Honesty may not be the first word you think of in connection with aikido, but on reflection you may come to realise that in fact it is a central pillar.
There are many reasons to train, but for me, the most important reason is to develop myself. I see aikido as a tool to help me grow. It’s a road without end, but such a fascinating journey, as the vista is always changing.
As a student, if you are to maximise the opportunity to grow, then you have to cultivate honesty. It is the necessary quality required to understand who you are and where you are at. And to progress, you have to continue to take a good look at yourself, and to be honest about what you see. Honesty is simply the optical tool required to see with 20/20 vision. As the ancient Greek aphorism goes, ‘Know thyself’.
To grow into the person you want to be, you simply have to know who you are and where you are at. Having this clear eyed view is essential if you are not to have an over-inflated sense of your own importance or the corollary, an underestimation of your worth. The truth is that we all have qualities to be appreciated, but we also have aspects of character that need to change. Learning to accept who we are is just as important as learning to fully accept an attack from another. In fact, it is the pre-cursor.
Typically your harshest critic is your own inner voice, and for many students that I have met over the years, the biggest benefit of their training has been to silence the enemy within and to gain a clearer insight as to their own worth. So as students, first and foremost, it is your prime responsibility to fix yourself. But it takes courage to really look at yourself in this way, to see the need for change and even more to do something about it.
The more you fix yourself, the better able you are to truly connect with others and in doing so, help them in their own process of self-development. As uke, we are not there to show how good we are. We are not there to find fault in others and neither are we there to bolster the ego of our training partner. Our job is simply to accurately reflect back to nage what is going on with them. We are the mirror they need to clearly see the results of their actions.
If we don’t give enough of ourselves or we give too much, we simply fog up the mirror and minimise the learning opportunity. Exploring this boundary is a fascinating aspect of our study, as everyone we train with offers the chance to examine where the borders are. Even with our favourite training partner, no assumptions should be made. The energy they bring having endured a bad day compared to a wonderful one can be quite different. Put simply, every single time we practise with a partner, it is a unique experience filled with possibility. Maximising this opportunity by finding the place that allows both parties to maximise their learning is truly an incredible thing.
It is one of the many dichotomies that we experience in our training, that whilst in the role of uke, our job is to assist the learning of our partner, it also provides a fantastic opportunity to learn so much about ourselves. In fact I would go so far as to say that I have learnt more in this role than I have as nage.
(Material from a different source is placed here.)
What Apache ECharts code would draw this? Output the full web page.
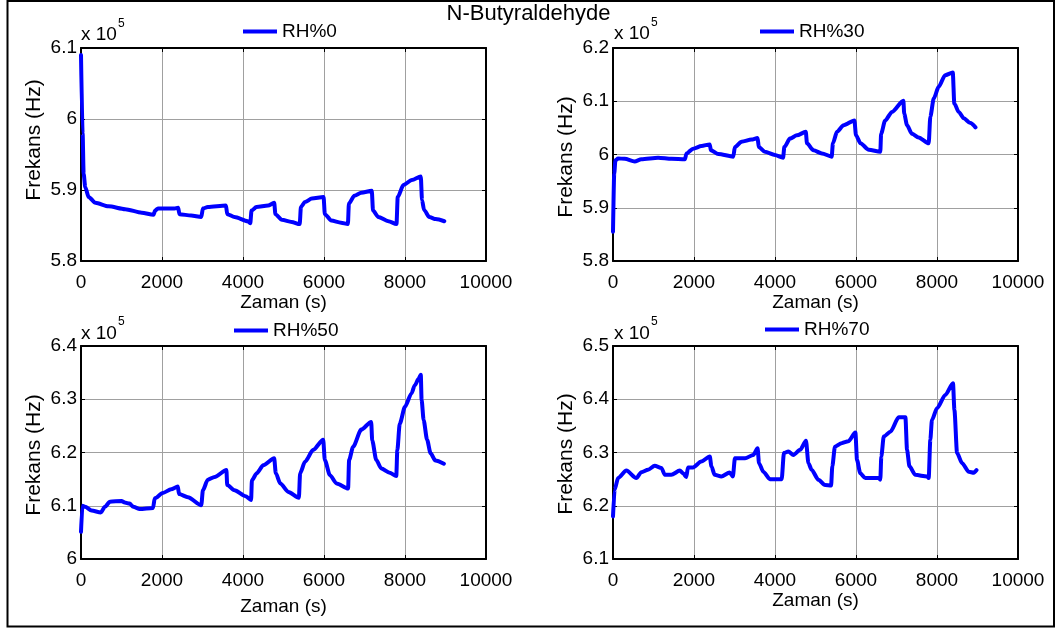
<!DOCTYPE html>
<html>
<head>
<meta charset="utf-8">
<script src="https://cdn.jsdelivr.net/npm/echarts@6/dist/echarts.min.js"></script>
<style>
  html, body { margin: 0; padding: 0; background: #ffffff; }
  #chart { width: 1057px; height: 632px; }
</style>
</head>
<body>
<div id="chart"></div>
<script>
// Time (s) and frequency (Hz) samples for each relative-humidity run
const rh0Time = [0, 40, 65, 105, 190, 355, 680, 1090, 1500, 1790, 1830, 1900, 2310, 2400, 2430, 2720, 2970, 3010, 3130, 3580, 3610, 3790, 4120, 4180, 4210, 4330, 4620, 4770, 4800, 4960, 5200, 5400, 5430, 5530, 5700, 5990, 6020, 6180, 6420, 6590, 6615, 6750, 6920, 7180, 7210, 7340, 7590, 7790, 7820, 7960, 8170, 8390, 8420, 8470, 8600, 8760, 8970];
const rh0Freq = [609000, 598000, 592300, 590400, 589000, 588200, 587700, 587300, 586800, 586500, 587100, 587400, 587400, 587500, 586600, 586400, 586200, 587400, 587600, 587800, 586600, 586200, 585600, 585300, 587100, 587600, 587800, 588200, 586600, 585800, 585500, 585200, 587600, 588300, 588800, 589000, 586600, 585700, 585400, 585200, 588100, 589200, 589600, 589900, 587100, 586200, 585600, 585200, 589000, 590700, 591400, 591900, 588600, 587200, 586200, 585900, 585600];

const rh30Time = [0, 30, 60, 125, 290, 535, 700, 1115, 1445, 1775, 1815, 1980, 2185, 2390, 2415, 2600, 2970, 3010, 3175, 3420, 3570, 3600, 3750, 4000, 4200, 4230, 4370, 4540, 4760, 4790, 4950, 5160, 5400, 5430, 5530, 5695, 5960, 6000, 6110, 6315, 6600, 6620, 6720, 6890, 7170, 7190, 7260, 7380, 7545, 7795, 7835, 7920, 8040, 8200, 8390, 8427, 8535, 8660, 8826, 8950];
const rh30Freq = [585500, 596400, 598900, 599250, 599200, 598700, 599100, 599400, 599200, 599100, 600200, 601100, 601600, 601900, 600800, 600100, 599600, 601400, 602400, 602800, 603100, 601400, 600500, 599900, 599400, 601400, 603000, 603600, 604250, 602100, 600800, 600200, 599600, 602100, 604250, 605500, 606400, 603600, 602100, 600900, 600500, 603900, 606400, 608000, 610100, 607700, 605500, 603900, 603200, 602100, 607100, 610500, 612700, 614900, 615400, 609600, 608000, 606800, 605900, 605100];

const rh50Time = [0, 35, 100, 260, 490, 590, 715, 1000, 1080, 1200, 1290, 1450, 1780, 1820, 2020, 2225, 2390, 2420, 2640, 2970, 3010, 3130, 3300, 3590, 3610, 3790, 4060, 4200, 4220, 4340, 4500, 4770, 4810, 4920, 5120, 5380, 5410, 5530, 5735, 5980, 6020, 6145, 6310, 6595, 6620, 6720, 6920, 7165, 7190, 7290, 7415, 7620, 7785, 7810, 7870, 8000, 8160, 8240, 8340, 8390, 8410, 8460, 8545, 8630, 8750, 8960];
const rh50Freq = [605100, 610000, 609800, 609100, 608750, 609800, 610750, 610900, 610600, 610400, 609800, 609400, 609600, 611400, 612400, 613100, 613600, 612200, 611600, 610100, 612900, 614900, 615400, 616700, 613900, 612900, 611800, 611100, 614800, 616100, 617600, 618900, 616100, 614200, 612600, 611500, 616100, 618250, 620500, 622400, 618600, 615750, 614200, 613250, 618600, 621100, 624300, 625750, 622300, 618600, 617000, 616200, 615600, 620400, 625400, 628600, 631100, 632600, 633900, 634600, 629900, 626100, 622400, 619900, 618500, 617900];

const rh70Time = [0, 40, 125, 330, 575, 700, 865, 1030, 1195, 1280, 1440, 1650, 1730, 1810, 1850, 1975, 2180, 2390, 2430, 2510, 2675, 2880, 2960, 3010, 3260, 3465, 3570, 3605, 3710, 3875, 4165, 4220, 4330, 4455, 4620, 4765, 4825, 4905, 5070, 5235, 5385, 5415, 5480, 5645, 5810, 5985, 6025, 6105, 6230, 6560, 6600, 6625, 6685, 6850, 7055, 7220, 7260, 7320, 7465, 7755, 7795, 7835, 7875, 8000, 8205, 8395, 8430, 8495, 8620, 8785, 8910, 8975];
const rh70Freq = [618000, 623000, 625200, 626600, 625200, 626300, 626750, 627500, 627100, 625800, 625800, 626600, 626100, 625400, 627200, 627200, 628300, 629250, 627400, 625800, 625500, 626250, 625500, 628900, 628900, 629550, 630800, 628000, 626400, 625000, 625000, 629900, 630200, 629550, 630500, 632200, 628000, 626750, 624900, 623900, 623800, 627400, 631100, 631750, 632100, 633750, 628600, 626100, 625200, 625200, 624900, 629250, 633000, 633900, 636600, 636600, 630500, 627400, 625800, 625500, 625200, 632400, 636100, 638300, 640800, 643000, 638000, 629900, 628000, 626400, 626200, 626700];

const seriesNames = ['RH%0', 'RH%30', 'RH%50', 'RH%70'];
const seriesTimes = [rh0Time, rh30Time, rh50Time, rh70Time];
const seriesFreqs = [rh0Freq, rh30Freq, rh50Freq, rh70Freq];

// Axis scales: time ticks and frequency ranges (Hz) of each panel
const timeAxis = { min: 0, max: 10000, interval: 2000 };
const freqMin = [580000, 580000, 600000, 610000];
const freqMax = [610000, 620000, 640000, 650000];
const freqStep = 10000;

const titleText = 'N-Butyraldehyde';
const xAxisTitle = 'Zaman (s)';
const yAxisTitle = 'Frekans (Hz)';

// Panel layout
const FONT = '"Liberation Sans", Arial, Helvetica, sans-serif';
const panels = [
  { grid: { left: 81, top: 48, width: 405, height: 213 }, legend: { left: 243, top: 22 }, exp: [81, 35.5], yName: [34, 140], xGap: 28 },
  { grid: { left: 613, top: 48, width: 405, height: 213 }, legend: { left: 760, top: 22 }, exp: [614, 34.5], yName: [566, 157], xGap: 28 },
  { grid: { left: 81, top: 346, width: 405, height: 213 }, legend: { left: 234, top: 321 }, exp: [81, 334], yName: [34, 455], xGap: 38 },
  { grid: { left: 613, top: 346, width: 405, height: 213 }, legend: { left: 765, top: 320 }, exp: [614, 334], yName: [566, 454], xGap: 32 }
];

const fmtFreq = v => String(+(v / 1e5).toFixed(1));
const fmtTime = v => String(v);
const frame = { show: true, onZero: false, lineStyle: { color: '#000', width: 2 } };
const tickIn = { show: true, inside: true, length: 4, lineStyle: { color: '#000', width: 1 } };
const gridLine = { show: true, lineStyle: { color: '#a0a0a0', width: 1 } };
const labelStyle = { color: '#000', fontSize: 19, fontFamily: FONT };

const grids = [], xAxes = [], yAxes = [], series = [], legends = [], graphics = [];

panels.forEach((p, i) => {
  grids.push(Object.assign({ containLabel: false }, p.grid));

  // bottom axis with ticks, labels and name
  xAxes.push({
    type: 'value', gridIndex: i, position: 'bottom',
    min: timeAxis.min, max: timeAxis.max, interval: timeAxis.interval,
    axisLine: frame, axisTick: tickIn, splitLine: gridLine,
    axisLabel: Object.assign({ margin: 12, formatter: fmtTime, showMinLabel: true, showMaxLabel: true }, labelStyle),
    name: xAxisTitle, nameLocation: 'middle', nameGap: p.xGap,
    nameTextStyle: labelStyle
  });
  // top edge of the box
  xAxes.push({
    type: 'value', gridIndex: i, position: 'top',
    min: timeAxis.min, max: timeAxis.max, interval: timeAxis.interval,
    axisLine: frame, axisTick: tickIn, splitLine: { show: false },
    axisLabel: { show: false }
  });

  // left axis with ticks and labels
  yAxes.push({
    type: 'value', gridIndex: i, position: 'left',
    min: freqMin[i], max: freqMax[i], interval: freqStep,
    axisLine: frame, axisTick: tickIn, splitLine: gridLine,
    axisLabel: Object.assign({ margin: 4, formatter: fmtFreq, showMinLabel: true, showMaxLabel: true }, labelStyle)
  });
  // right edge of the box
  yAxes.push({
    type: 'value', gridIndex: i, position: 'right',
    min: freqMin[i], max: freqMax[i], interval: freqStep,
    axisLine: frame, axisTick: tickIn, splitLine: { show: false },
    axisLabel: { show: false }
  });

  series.push({
    name: seriesNames[i], type: 'line',
    xAxisIndex: 2 * i, yAxisIndex: 2 * i,
    data: seriesTimes[i].map((t, k) => [t, seriesFreqs[i][k]]),
    showSymbol: false, symbol: 'none',
    smooth: 0.25, smoothMonotone: 'x',
    lineStyle: { color: '#0000ff', width: 4, join: 'round', cap: 'round' },
    itemStyle: { color: '#0000ff' },
    z: 3
  });

  legends.push({
    data: [seriesNames[i]], left: p.legend.left, top: p.legend.top,
    padding: 0, icon: 'rect', itemWidth: 34, itemHeight: 4,
    selectedMode: false,
    textStyle: { color: '#000', fontSize: 19, fontFamily: FONT, padding: [0, 0, 0, 0] }
  });

  // axis multiplier and rotated y title
  graphics.push({
    type: 'text', left: p.exp[0], top: p.exp[1] - 10,
    style: { text: 'x 10', fontSize: 19, fontFamily: FONT, fill: '#000' }
  });
  graphics.push({
    type: 'text', left: p.exp[0] + 37, top: p.exp[1] - 18,
    style: { text: '5', fontSize: 12, fontFamily: FONT, fill: '#000' }
  });
  graphics.push({
    type: 'text', x: p.yName[0], y: p.yName[1], rotation: Math.PI / 2,
    style: { text: yAxisTitle, fontSize: 21, fontFamily: FONT, fill: '#000', align: 'center', verticalAlign: 'middle' }
  });
});

// outer frame of the figure
graphics.push({
  type: 'rect', shape: { x: 7.5, y: 1, width: 1046.5, height: 625.5 },
  style: { fill: 'none', stroke: '#000', lineWidth: 2 }, z: 10
});

const chart = echarts.init(document.getElementById('chart'), null, { renderer: 'canvas' });
chart.setOption({
  animation: false,
  backgroundColor: '#ffffff',
  title: {
    text: titleText, left: 'center', top: 3, padding: 0,
    textStyle: { color: '#000', fontSize: 22, fontWeight: 'normal', fontFamily: FONT }
  },
  grid: grids,
  xAxis: xAxes,
  yAxis: yAxes,
  legend: legends,
  series: series,
  graphic: graphics
});
</script>
</body>
</html>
To get it right requires a great deal of sensitivity and the ability to park your ego on the side of the mat. Only then can the riches of aikido unfold and two people for a brief moment in time can effectively become one. It’s a magnificent feeling and something that seems to transcend our normal state of being. It is one of the times when I have an understanding of what people are talking about when they describe aikido as a spiritual art.
Cultivating honesty and seeing things as they really are in either role helps us on this upward spiral and anything less just gets in the way and impedes our progress. But if we get it right, it truly is a path of joy!
It does not take a wild leap of understanding to see that when you practise in this way, you will reap the rewards on the mat, but equally you will reap them off it. Whatever roles you take on in life, mother, father, friend or work colleague, you will become better at them. You will become a better member of the communities that you live within and you will better see things as they are. And in a world, where it increasingly feels that we are governed by self-interest and greed, we need more people who we can trust to see things in this way and who have the integrity to bring about the changes that we all need.
Reflecting on this, perhaps you will come to the conclusion that your training is far more meaningful and has more depth than you ever imagined. The stakes are high, but the beauty of cultivating honesty is that the potential rewards are huge. This is how we can make a difference and leave our mark on the world, and play our part on the road to reconciliation.